SET PROBLEM: In the listing that follows, locate the line containing "Write the matplotlib code for this chart." and the line containing "s.set_zorder(4)". Retype exactly those two lines and every line between them, and nothing more.

INPUT DATA:
begin

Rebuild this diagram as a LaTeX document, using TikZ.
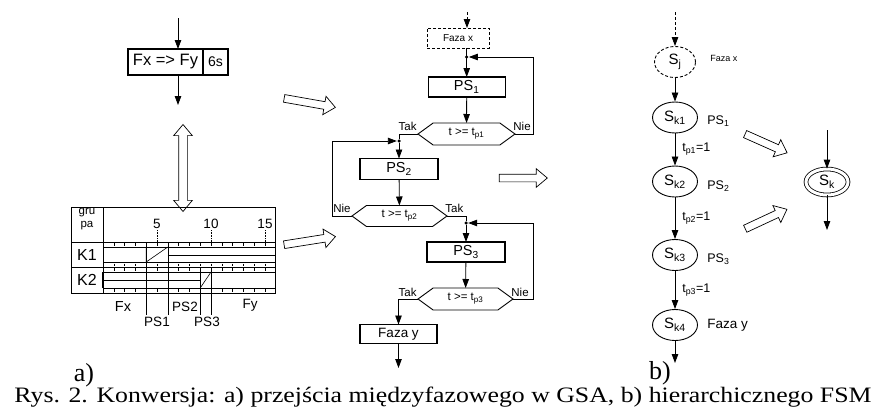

end
begin

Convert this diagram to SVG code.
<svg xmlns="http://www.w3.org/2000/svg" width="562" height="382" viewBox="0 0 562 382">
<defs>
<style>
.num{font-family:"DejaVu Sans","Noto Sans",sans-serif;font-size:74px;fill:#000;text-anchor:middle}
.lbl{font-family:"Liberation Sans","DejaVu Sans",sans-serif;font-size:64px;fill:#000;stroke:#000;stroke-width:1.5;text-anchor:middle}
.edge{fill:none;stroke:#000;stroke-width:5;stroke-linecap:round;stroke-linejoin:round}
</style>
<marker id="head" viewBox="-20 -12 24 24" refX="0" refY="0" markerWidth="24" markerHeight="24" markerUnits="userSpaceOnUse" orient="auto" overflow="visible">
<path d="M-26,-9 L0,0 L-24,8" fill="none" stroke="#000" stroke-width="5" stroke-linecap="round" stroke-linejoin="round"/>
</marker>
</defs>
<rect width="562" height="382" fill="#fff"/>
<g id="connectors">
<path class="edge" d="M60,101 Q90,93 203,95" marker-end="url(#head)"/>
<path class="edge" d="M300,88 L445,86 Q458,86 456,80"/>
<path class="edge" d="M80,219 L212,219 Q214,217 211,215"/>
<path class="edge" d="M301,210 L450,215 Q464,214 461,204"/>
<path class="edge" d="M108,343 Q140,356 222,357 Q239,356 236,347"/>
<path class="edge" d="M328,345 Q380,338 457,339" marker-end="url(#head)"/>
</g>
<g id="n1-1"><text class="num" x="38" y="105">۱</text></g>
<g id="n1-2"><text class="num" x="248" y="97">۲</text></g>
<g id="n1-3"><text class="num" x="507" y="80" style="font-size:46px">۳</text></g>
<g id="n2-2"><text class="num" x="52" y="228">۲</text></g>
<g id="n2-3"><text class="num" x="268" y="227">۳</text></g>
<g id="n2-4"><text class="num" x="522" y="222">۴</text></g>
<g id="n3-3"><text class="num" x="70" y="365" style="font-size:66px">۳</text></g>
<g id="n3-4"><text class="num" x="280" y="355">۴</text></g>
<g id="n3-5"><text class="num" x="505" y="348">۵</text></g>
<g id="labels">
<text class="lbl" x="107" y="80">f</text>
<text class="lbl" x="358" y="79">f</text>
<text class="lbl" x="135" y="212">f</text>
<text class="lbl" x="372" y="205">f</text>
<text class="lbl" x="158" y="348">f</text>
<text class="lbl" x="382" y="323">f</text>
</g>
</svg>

end
begin

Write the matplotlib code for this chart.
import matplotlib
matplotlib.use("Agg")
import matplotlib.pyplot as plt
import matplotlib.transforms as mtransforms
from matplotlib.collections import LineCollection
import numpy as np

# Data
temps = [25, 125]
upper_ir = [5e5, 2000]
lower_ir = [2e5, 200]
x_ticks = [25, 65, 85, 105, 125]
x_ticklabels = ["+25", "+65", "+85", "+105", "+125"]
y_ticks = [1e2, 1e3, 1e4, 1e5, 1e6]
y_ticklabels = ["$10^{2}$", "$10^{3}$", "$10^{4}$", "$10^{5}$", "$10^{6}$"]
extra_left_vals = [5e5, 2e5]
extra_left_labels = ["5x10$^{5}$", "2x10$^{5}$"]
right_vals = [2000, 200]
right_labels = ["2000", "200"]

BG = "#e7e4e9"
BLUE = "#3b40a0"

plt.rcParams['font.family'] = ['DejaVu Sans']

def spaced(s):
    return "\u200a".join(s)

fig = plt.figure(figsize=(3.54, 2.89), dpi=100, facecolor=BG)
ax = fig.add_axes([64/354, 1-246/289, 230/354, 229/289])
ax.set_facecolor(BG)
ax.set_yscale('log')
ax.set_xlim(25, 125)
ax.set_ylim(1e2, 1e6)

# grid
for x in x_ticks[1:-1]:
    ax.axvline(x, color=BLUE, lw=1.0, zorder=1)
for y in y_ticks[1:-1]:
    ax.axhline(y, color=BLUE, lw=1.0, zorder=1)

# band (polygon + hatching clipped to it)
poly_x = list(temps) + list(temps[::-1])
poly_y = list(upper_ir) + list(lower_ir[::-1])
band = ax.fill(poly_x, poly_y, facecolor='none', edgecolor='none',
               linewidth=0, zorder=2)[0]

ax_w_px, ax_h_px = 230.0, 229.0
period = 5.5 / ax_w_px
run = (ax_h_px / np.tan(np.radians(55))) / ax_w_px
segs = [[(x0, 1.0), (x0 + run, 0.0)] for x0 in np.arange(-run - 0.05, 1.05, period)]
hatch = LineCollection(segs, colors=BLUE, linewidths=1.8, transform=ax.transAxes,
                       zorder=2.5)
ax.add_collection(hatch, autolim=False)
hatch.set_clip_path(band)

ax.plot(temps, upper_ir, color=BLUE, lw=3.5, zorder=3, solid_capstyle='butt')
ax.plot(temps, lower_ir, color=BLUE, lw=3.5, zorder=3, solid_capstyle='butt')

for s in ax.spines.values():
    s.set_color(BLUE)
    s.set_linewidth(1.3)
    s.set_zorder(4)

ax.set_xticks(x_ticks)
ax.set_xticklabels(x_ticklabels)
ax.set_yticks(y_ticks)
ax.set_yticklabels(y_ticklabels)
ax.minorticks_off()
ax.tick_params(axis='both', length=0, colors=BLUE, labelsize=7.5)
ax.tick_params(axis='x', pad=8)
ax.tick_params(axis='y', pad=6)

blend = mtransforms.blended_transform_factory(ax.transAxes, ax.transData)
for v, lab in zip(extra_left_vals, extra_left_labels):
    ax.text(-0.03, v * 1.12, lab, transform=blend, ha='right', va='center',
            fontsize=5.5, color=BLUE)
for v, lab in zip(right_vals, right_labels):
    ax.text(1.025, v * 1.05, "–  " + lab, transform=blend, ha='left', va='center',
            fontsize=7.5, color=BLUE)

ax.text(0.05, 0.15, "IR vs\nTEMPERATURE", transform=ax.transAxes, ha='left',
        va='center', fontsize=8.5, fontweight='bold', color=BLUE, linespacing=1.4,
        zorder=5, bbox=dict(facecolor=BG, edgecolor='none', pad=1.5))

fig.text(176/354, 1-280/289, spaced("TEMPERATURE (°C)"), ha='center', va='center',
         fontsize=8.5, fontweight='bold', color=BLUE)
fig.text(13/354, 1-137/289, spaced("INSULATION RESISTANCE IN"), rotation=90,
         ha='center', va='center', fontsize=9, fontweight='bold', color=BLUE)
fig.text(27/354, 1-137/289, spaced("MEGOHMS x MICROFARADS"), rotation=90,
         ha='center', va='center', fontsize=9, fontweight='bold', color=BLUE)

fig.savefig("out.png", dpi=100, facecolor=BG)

end

EXERCISE RESULT:
Write the matplotlib code for this chart.
import matplotlib
matplotlib.use("Agg")
import matplotlib.pyplot as plt
import matplotlib.transforms as mtransforms
from matplotlib.collections import LineCollection
import numpy as np

# Data
temps = [25, 125]
upper_ir = [5e5, 2000]
lower_ir = [2e5, 200]
x_ticks = [25, 65, 85, 105, 125]
x_ticklabels = ["+25", "+65", "+85", "+105", "+125"]
y_ticks = [1e2, 1e3, 1e4, 1e5, 1e6]
y_ticklabels = ["$10^{2}$", "$10^{3}$", "$10^{4}$", "$10^{5}$", "$10^{6}$"]
extra_left_vals = [5e5, 2e5]
extra_left_labels = ["5x10$^{5}$", "2x10$^{5}$"]
right_vals = [2000, 200]
right_labels = ["2000", "200"]

BG = "#e7e4e9"
BLUE = "#3b40a0"

plt.rcParams['font.family'] = ['DejaVu Sans']

def spaced(s):
    return "\u200a".join(s)

fig = plt.figure(figsize=(3.54, 2.89), dpi=100, facecolor=BG)
ax = fig.add_axes([64/354, 1-246/289, 230/354, 229/289])
ax.set_facecolor(BG)
ax.set_yscale('log')
ax.set_xlim(25, 125)
ax.set_ylim(1e2, 1e6)

# grid
for x in x_ticks[1:-1]:
    ax.axvline(x, color=BLUE, lw=1.0, zorder=1)
for y in y_ticks[1:-1]:
    ax.axhline(y, color=BLUE, lw=1.0, zorder=1)

# band (polygon + hatching clipped to it)
poly_x = list(temps) + list(temps[::-1])
poly_y = list(upper_ir) + list(lower_ir[::-1])
band = ax.fill(poly_x, poly_y, facecolor='none', edgecolor='none',
               linewidth=0, zorder=2)[0]

ax_w_px, ax_h_px = 230.0, 229.0
period = 5.5 / ax_w_px
run = (ax_h_px / np.tan(np.radians(55))) / ax_w_px
segs = [[(x0, 1.0), (x0 + run, 0.0)] for x0 in np.arange(-run - 0.05, 1.05, period)]
hatch = LineCollection(segs, colors=BLUE, linewidths=1.8, transform=ax.transAxes,
                       zorder=2.5)
ax.add_collection(hatch, autolim=False)
hatch.set_clip_path(band)

ax.plot(temps, upper_ir, color=BLUE, lw=3.5, zorder=3, solid_capstyle='butt')
ax.plot(temps, lower_ir, color=BLUE, lw=3.5, zorder=3, solid_capstyle='butt')

for s in ax.spines.values():
    s.set_color(BLUE)
    s.set_linewidth(1.3)
    s.set_zorder(4)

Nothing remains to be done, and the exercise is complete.